Postby moved from old forum: » Tue Nov 11, 2008 12:40 pm

Studio musicians know a little bit of everything. Enough to give a flavor or a taste of a few styles.There are very,,very few who transcend this and are master players with a creative vision. Most inspired master players cannot stand to be studio musicians playing the same thing someone else wrote, over and over and eventually quit to play their music like Jimmy Page and John McLaughlin did to prevent the death of their soul as they put it.

Most studio musician situations require just a superficial stylistic veneer for the arrangement. They are not solo guitar albums or bass solo releases.
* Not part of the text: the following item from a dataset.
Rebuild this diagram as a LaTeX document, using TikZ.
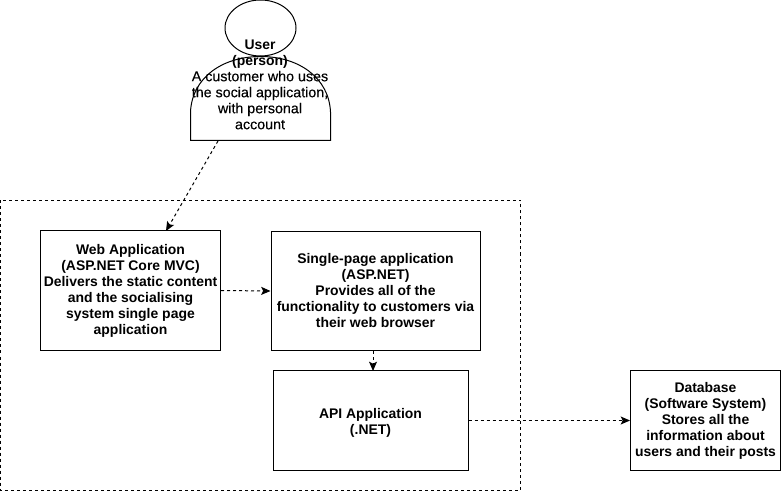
\documentclass[tikz,border=0pt]{standalone}
\usepackage{fontspec}
\setmainfont{Liberation Sans}
\newfontfamily\semifont[FakeBold=0.25]{Liberation Sans}
\usetikzlibrary{arrows.meta}
\tikzset{
 box/.style={draw,line width=.75pt,fill=white,align=center,font=\fontsize{10.45pt}{12pt}\selectfont\bfseries,inner sep=0pt},
 conn/.style={draw,line width=.75pt,dash pattern=on 2.25pt off 2.25pt,-{Stealth[length=7pt,width=6pt,inset=1.5pt]}},
 txt/.style={align=center,font=\fontsize{10.45pt}{12pt}\selectfont,inner sep=0pt}
}
\begin{document}
\begin{tikzpicture}[x=.75pt,y=-.75pt]
\useasboundingbox (0,0) rectangle (781,491);
\fill[white] (0,0) rectangle (781,491);
\draw[line width=.75pt,dash pattern=on 2.25pt off 2.25pt] (0.5,200.5) rectangle (520.5,490);
\draw[line width=.75pt,fill=white] (260.5,28) ellipse (35.5 and 28);
\draw[line width=.75pt,fill=white] (190.5,140.5) -- (190.5,112) .. controls (192,78) and (222,56.5) .. (260.5,56.5) .. controls (299,56.5) and (329,78) .. (330.5,112) -- (330.5,140.5) -- cycle;
\coordinate (uedge) at (218,141);
\node[txt] (user) at (260,84.5) {\textbf{User}\\\textbf{(person)}\\\semifont\fontsize{10.7pt}{12pt}\selectfont A customer who uses\\\semifont\fontsize{10.7pt}{12pt}\selectfont the social application,\\\semifont\fontsize{10.7pt}{12pt}\selectfont with personal\\\semifont\fontsize{10.7pt}{12pt}\selectfont account};
\node[box,minimum width=135pt,minimum height=90pt] (web) at (130.5,290.5) {Web Application\\(ASP.NET Core MVC)\\Delivers the static content\\and the socialising\\system single page\\application};
\node[box,minimum width=156.75pt,minimum height=89.25pt] (spa) at (375.5,291) {Single-page application\\(ASP.NET)\\Provides all of the\\functionality to customers via\\their web browser};
\node[box,minimum width=146.25pt,minimum height=74.5pt] (api) at (370.5,420.5) {\rule{0pt}{11pt}API Application\\(.NET)};
\node[box,minimum width=112.5pt,minimum height=74.5pt] (db) at (705.5,420.5) {Database\\(Software System)\\Stores all the\\information about\\users and their posts};
\draw[conn] (uedge) -- (166,231);
\draw[conn] (web.east) -- (spa.west);
\draw[conn] (373,351) -- (373,371);
\draw[conn] (api.east) -- (db.west);
\end{tikzpicture}
\end{document}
They require lots of chord playing and very short solos or intros idiomatic enough to set the mood. Much of those are left to the player and many others are written down.

As mentioned already, you have to read really well and be easy to work with. Be on time . be reliable.

Tommy tedesco has a great book on this topic called "for guitar players only'"



When you need a really powerful non-generic solo in a given style you call a powerfull player in that given style and it becomes as we know a guest spot with credit.

A typical example is Eddie's solo on "Beat it" by MIchael Jackson. or Paco's solo on Bryan Adam's ''Don Juan De Marco'' or John Mc laughlin's intro on James Taylor's "one man dog" or Steve Stevens solos for Billy Idol. Earl slick is another name who specialises in rock.